• _Dataset content_
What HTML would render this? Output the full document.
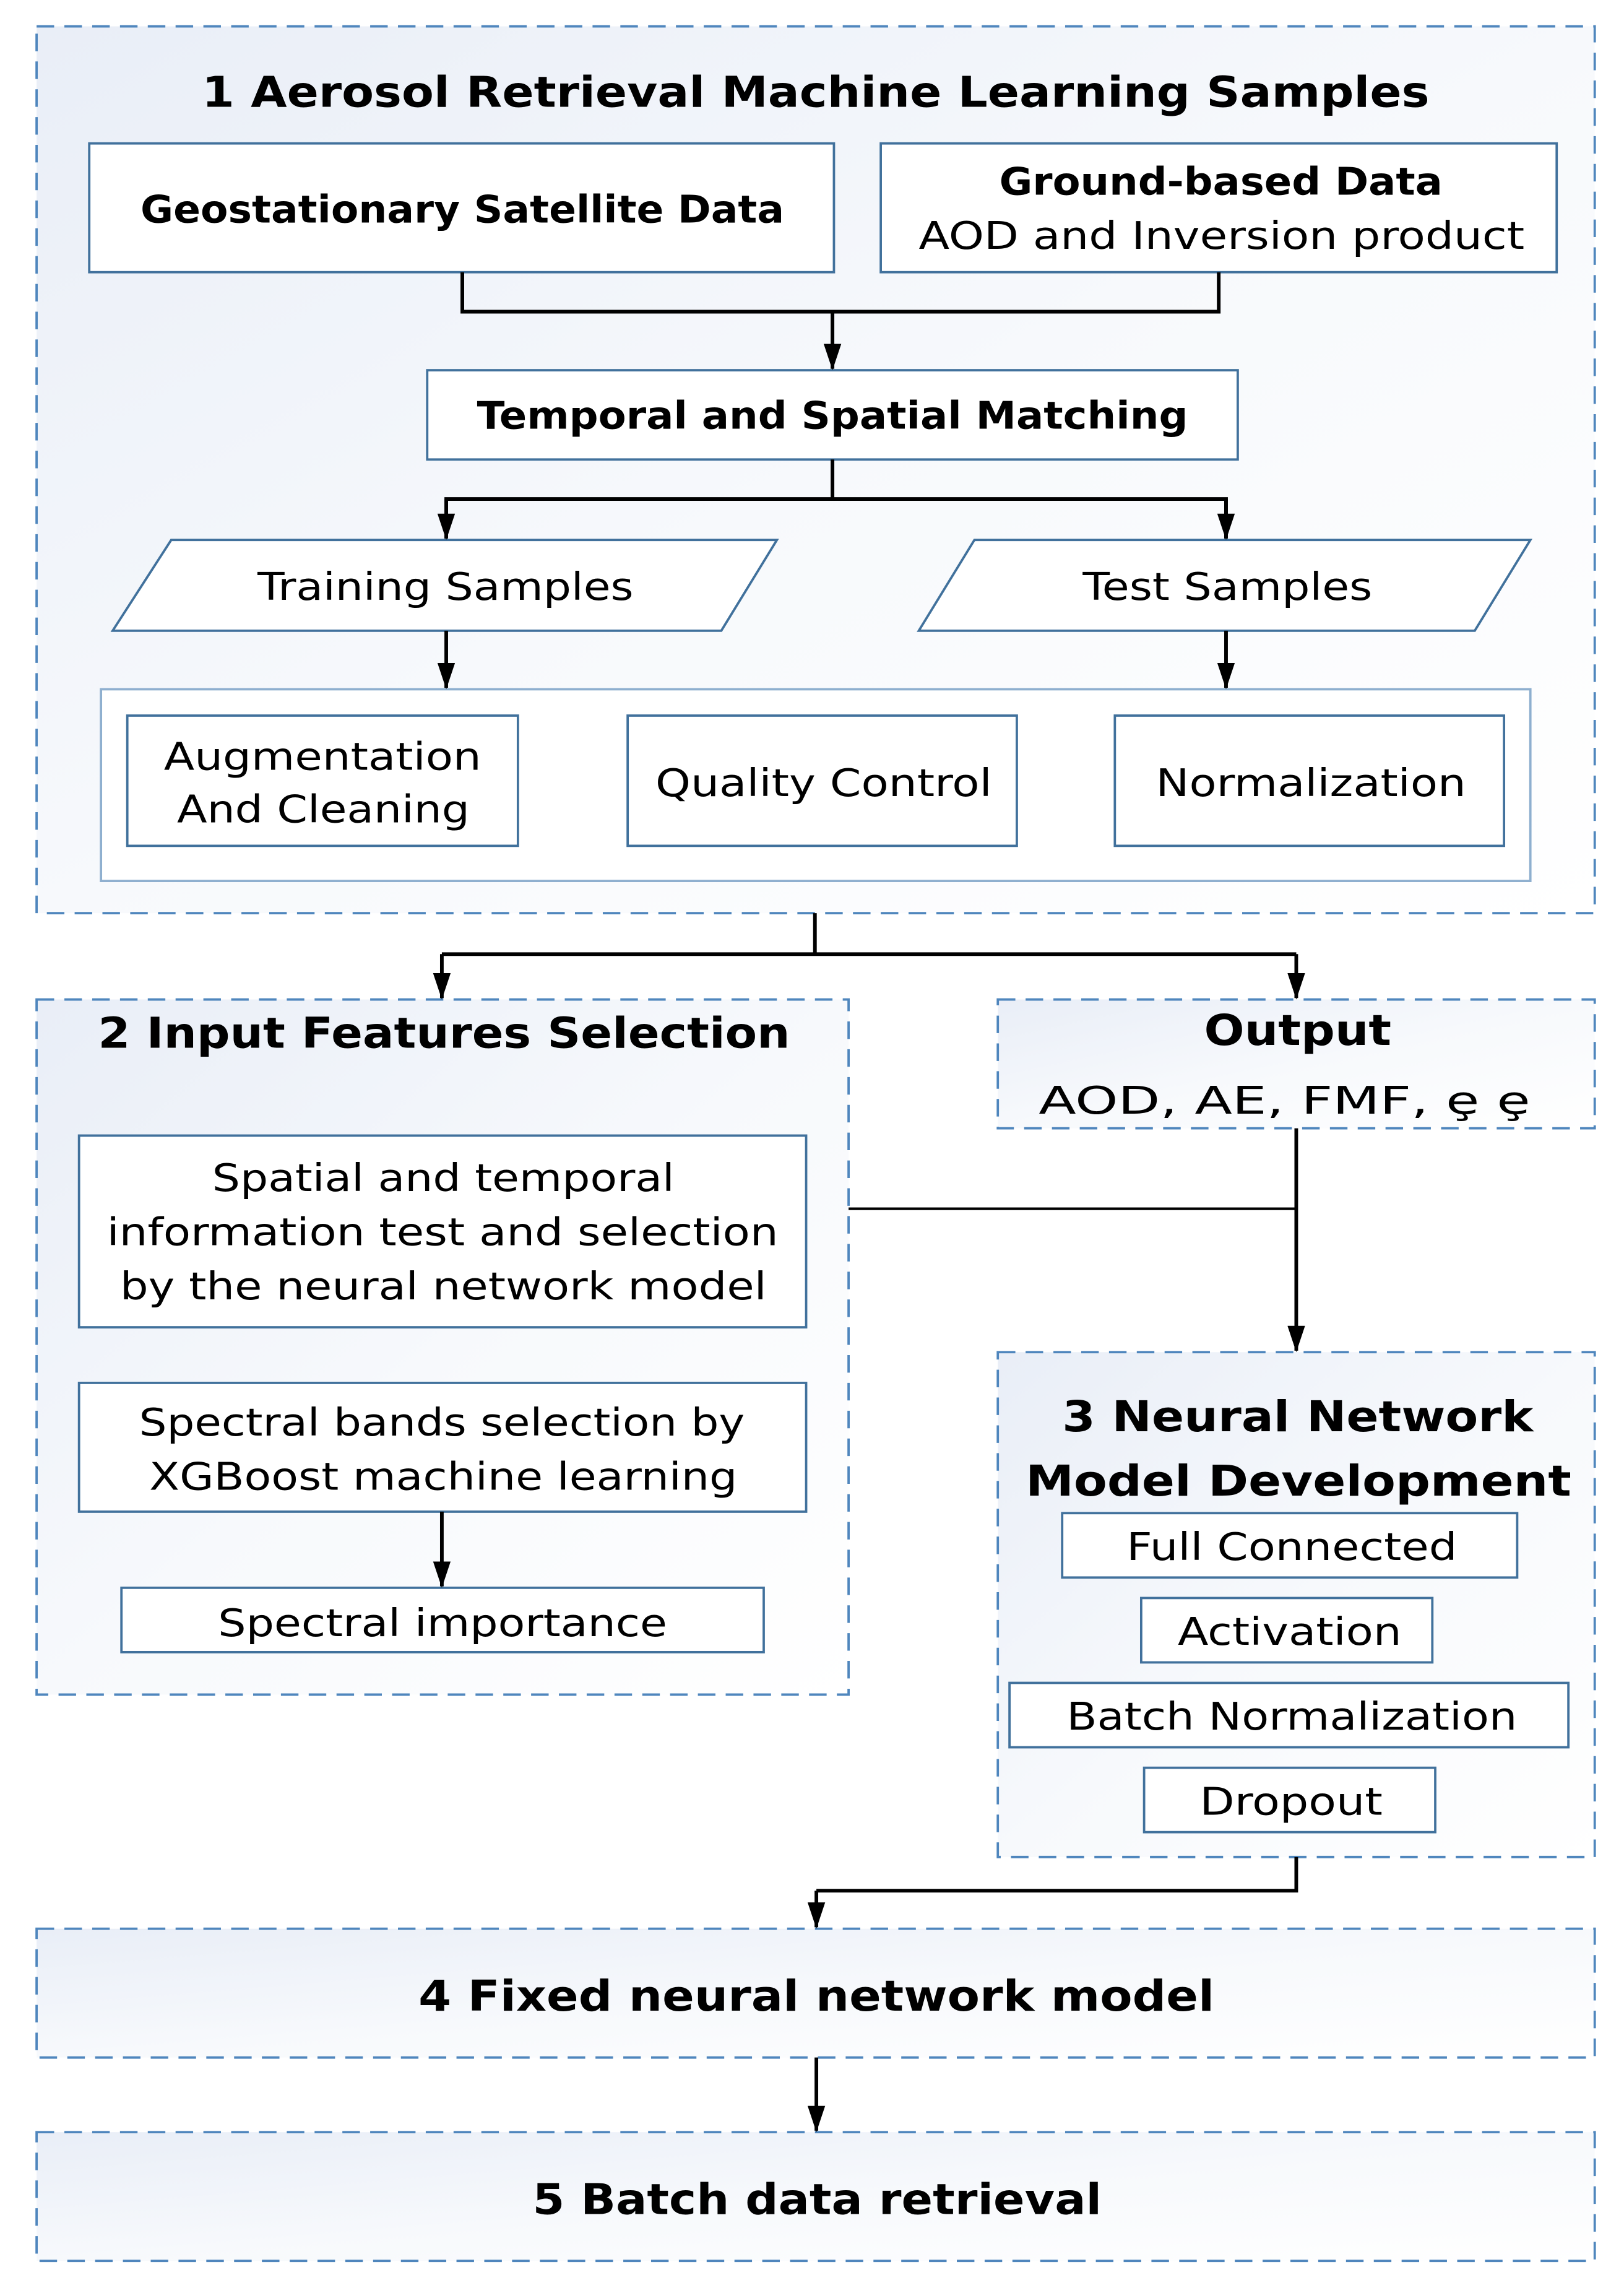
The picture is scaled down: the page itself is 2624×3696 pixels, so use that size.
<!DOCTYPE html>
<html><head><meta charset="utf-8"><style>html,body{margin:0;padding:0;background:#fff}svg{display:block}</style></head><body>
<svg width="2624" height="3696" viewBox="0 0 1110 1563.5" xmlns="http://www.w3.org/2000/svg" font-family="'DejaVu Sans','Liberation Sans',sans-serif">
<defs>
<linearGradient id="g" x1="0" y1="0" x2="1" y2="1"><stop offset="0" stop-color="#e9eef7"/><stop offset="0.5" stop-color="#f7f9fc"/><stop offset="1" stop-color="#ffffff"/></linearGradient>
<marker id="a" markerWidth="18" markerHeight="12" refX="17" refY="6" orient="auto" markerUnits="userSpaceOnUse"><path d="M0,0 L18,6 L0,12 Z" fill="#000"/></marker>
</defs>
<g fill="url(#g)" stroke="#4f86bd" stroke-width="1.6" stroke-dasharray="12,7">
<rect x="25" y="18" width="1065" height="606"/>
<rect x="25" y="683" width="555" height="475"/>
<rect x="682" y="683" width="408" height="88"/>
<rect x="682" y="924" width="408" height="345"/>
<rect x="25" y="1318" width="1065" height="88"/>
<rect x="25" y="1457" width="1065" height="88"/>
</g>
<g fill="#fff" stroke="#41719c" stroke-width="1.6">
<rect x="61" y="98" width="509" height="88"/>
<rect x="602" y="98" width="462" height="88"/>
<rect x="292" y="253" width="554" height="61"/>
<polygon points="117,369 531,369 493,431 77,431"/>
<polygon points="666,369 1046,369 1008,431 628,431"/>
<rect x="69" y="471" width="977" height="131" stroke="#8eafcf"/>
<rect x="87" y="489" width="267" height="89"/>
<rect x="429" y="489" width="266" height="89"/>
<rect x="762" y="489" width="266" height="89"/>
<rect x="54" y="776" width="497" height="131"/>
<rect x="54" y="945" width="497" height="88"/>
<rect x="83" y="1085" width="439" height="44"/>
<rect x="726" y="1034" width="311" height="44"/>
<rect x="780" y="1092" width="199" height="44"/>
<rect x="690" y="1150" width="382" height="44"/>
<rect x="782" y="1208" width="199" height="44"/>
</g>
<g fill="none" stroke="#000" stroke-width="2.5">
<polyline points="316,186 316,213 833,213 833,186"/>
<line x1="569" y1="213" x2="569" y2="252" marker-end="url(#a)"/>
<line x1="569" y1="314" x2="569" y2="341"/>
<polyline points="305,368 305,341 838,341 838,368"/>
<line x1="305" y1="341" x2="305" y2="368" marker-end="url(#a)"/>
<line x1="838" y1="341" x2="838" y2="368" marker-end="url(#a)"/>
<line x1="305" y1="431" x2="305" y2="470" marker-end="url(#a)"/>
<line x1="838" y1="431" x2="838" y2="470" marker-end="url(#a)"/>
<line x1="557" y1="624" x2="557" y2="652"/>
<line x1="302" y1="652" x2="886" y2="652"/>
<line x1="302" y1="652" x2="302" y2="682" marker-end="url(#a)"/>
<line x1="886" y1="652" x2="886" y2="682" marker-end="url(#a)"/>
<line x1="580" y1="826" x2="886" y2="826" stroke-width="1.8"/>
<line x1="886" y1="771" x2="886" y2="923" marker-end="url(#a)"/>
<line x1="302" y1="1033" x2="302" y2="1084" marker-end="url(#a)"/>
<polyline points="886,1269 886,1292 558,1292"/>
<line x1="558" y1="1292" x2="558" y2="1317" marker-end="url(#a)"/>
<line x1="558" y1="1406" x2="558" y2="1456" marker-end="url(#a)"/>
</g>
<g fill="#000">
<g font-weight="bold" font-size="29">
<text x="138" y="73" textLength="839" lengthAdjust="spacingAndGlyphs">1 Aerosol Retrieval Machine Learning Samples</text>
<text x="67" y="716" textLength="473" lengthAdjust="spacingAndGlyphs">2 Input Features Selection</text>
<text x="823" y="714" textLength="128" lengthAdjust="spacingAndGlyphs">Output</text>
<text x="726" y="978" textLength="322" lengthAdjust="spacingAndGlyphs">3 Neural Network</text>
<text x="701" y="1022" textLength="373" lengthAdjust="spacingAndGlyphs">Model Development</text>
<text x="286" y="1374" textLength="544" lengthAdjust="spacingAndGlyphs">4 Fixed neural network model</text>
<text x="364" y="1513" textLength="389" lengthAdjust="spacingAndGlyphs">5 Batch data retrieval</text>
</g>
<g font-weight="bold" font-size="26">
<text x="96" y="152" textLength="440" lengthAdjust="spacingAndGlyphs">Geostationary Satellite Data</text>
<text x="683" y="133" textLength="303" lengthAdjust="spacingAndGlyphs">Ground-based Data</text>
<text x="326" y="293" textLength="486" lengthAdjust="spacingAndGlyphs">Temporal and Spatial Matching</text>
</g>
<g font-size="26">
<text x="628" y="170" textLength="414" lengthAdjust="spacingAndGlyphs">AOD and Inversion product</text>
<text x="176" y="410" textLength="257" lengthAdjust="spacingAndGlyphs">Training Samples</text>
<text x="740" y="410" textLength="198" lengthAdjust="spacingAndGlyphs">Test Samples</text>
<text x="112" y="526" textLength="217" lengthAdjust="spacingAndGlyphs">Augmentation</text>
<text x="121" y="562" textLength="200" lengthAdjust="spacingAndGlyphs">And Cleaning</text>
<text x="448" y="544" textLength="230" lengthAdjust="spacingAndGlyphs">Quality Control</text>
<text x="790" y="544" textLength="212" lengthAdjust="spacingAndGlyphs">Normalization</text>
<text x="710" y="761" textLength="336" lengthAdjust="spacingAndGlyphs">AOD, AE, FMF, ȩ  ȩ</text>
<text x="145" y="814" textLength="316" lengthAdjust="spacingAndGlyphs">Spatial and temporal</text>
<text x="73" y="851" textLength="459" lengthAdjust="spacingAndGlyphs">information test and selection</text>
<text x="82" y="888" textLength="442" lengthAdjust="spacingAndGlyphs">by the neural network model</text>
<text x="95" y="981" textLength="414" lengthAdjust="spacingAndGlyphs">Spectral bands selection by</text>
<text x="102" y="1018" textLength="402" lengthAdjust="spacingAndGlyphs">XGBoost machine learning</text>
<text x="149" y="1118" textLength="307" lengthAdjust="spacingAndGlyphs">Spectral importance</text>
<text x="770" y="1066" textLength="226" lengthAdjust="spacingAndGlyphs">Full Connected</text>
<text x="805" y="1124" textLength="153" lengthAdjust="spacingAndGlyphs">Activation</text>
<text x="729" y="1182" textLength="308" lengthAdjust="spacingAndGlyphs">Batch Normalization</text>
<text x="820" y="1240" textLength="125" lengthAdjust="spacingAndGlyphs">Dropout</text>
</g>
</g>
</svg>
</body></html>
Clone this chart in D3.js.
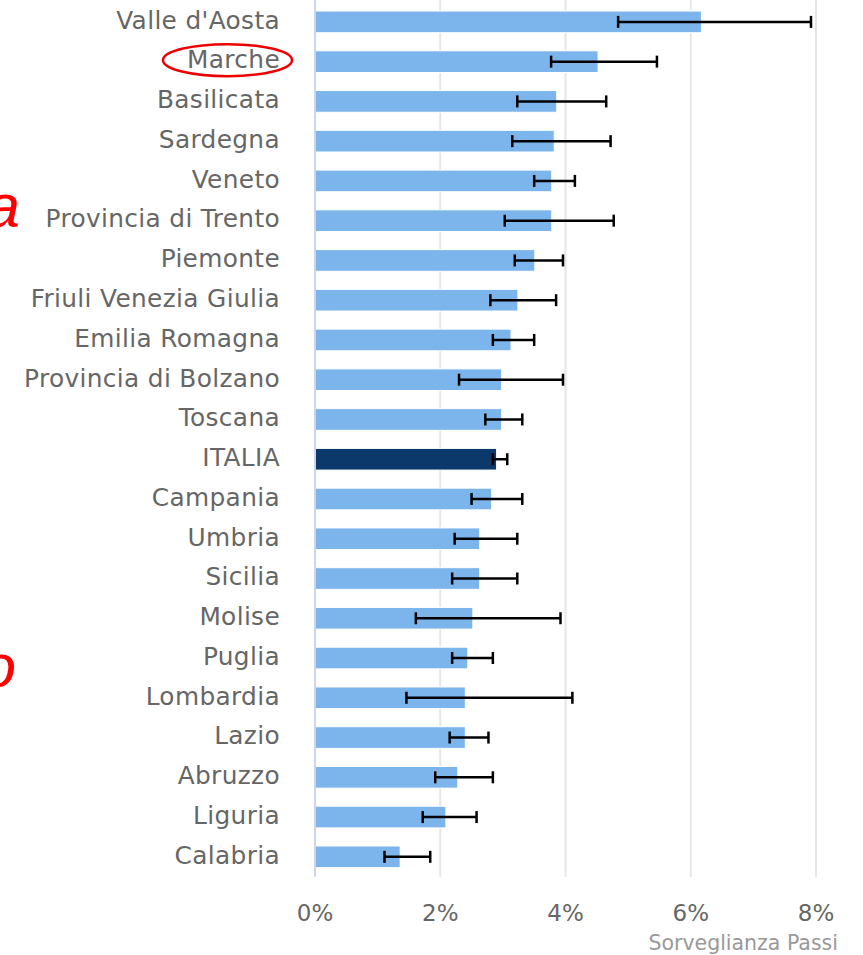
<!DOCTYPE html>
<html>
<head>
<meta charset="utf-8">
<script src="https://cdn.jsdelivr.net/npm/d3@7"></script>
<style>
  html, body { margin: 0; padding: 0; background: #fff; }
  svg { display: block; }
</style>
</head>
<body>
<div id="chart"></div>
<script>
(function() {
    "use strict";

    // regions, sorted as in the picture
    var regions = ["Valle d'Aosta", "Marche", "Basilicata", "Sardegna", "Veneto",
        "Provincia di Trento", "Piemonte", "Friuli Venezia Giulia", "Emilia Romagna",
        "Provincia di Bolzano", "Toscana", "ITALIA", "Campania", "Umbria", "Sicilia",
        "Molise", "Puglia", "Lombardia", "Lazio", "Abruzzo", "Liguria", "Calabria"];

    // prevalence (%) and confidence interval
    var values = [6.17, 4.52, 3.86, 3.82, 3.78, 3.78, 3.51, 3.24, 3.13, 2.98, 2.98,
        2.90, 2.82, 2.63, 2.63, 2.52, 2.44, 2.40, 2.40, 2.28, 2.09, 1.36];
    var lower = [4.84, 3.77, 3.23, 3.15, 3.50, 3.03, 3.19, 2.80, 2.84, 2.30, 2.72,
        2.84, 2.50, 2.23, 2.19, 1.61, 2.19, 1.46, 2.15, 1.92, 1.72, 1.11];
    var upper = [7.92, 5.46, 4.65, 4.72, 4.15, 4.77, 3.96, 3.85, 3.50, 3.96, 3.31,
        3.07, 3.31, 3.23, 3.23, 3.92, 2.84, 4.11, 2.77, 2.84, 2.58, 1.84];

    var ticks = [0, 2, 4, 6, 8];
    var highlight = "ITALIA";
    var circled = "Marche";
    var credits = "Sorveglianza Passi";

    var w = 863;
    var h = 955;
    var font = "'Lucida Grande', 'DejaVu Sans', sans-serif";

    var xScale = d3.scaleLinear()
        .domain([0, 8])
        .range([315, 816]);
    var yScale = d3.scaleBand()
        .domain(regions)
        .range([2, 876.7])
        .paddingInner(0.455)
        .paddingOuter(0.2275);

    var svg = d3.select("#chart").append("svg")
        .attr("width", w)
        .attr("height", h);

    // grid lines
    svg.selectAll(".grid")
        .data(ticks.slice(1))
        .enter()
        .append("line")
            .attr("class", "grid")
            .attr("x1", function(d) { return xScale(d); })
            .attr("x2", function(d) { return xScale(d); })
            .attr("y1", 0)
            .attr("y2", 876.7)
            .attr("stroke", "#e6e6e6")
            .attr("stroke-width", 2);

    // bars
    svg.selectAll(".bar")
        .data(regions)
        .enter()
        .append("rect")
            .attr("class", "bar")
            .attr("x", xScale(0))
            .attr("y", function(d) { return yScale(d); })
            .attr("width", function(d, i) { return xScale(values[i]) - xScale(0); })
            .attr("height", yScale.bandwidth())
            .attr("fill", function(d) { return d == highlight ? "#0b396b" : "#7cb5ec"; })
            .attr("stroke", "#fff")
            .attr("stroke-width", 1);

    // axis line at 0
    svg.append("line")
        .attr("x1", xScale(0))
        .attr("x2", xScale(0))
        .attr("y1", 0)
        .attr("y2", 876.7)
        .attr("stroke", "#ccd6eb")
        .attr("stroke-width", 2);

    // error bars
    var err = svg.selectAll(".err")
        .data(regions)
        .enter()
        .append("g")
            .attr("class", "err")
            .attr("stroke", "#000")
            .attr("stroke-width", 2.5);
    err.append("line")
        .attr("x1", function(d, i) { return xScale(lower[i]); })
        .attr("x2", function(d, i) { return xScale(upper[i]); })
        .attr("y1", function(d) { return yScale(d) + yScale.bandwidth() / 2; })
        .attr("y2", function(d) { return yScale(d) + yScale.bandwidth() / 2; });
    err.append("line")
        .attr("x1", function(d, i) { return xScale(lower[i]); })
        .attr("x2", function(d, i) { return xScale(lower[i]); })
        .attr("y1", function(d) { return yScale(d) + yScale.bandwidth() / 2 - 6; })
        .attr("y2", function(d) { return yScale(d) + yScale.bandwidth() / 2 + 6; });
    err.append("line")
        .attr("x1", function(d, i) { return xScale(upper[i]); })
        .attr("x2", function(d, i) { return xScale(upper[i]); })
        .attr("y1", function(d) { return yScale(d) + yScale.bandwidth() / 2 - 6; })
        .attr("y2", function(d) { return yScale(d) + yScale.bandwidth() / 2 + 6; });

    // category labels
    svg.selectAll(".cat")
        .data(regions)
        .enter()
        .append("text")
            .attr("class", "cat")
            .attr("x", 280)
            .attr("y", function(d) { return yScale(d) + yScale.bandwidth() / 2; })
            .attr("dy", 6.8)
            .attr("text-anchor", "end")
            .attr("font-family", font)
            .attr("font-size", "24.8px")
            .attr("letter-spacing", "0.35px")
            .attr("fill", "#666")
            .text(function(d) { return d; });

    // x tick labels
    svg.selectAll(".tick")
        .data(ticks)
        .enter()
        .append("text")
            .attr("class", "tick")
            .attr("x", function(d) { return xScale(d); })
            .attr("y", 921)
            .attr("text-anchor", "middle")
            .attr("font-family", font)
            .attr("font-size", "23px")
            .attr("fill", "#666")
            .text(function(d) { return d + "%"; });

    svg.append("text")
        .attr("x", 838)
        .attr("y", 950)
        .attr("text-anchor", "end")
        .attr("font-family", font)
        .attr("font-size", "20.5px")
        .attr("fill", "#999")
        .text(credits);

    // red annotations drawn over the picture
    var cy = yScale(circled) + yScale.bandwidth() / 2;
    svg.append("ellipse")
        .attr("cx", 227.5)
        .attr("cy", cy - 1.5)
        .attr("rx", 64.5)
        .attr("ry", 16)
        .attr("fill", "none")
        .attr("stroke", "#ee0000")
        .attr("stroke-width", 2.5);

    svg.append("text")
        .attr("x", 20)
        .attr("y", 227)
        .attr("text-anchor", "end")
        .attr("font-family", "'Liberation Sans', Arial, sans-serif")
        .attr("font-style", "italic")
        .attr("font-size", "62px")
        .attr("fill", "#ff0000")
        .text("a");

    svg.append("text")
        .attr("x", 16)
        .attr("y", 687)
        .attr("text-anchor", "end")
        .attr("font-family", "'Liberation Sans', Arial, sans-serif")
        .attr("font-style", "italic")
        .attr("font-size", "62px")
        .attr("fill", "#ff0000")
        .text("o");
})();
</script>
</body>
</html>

• _Task statement_
From the listing above, report the number of lines containing the string "picture", without any accompanying remarks.

• _Answer to the problem_
3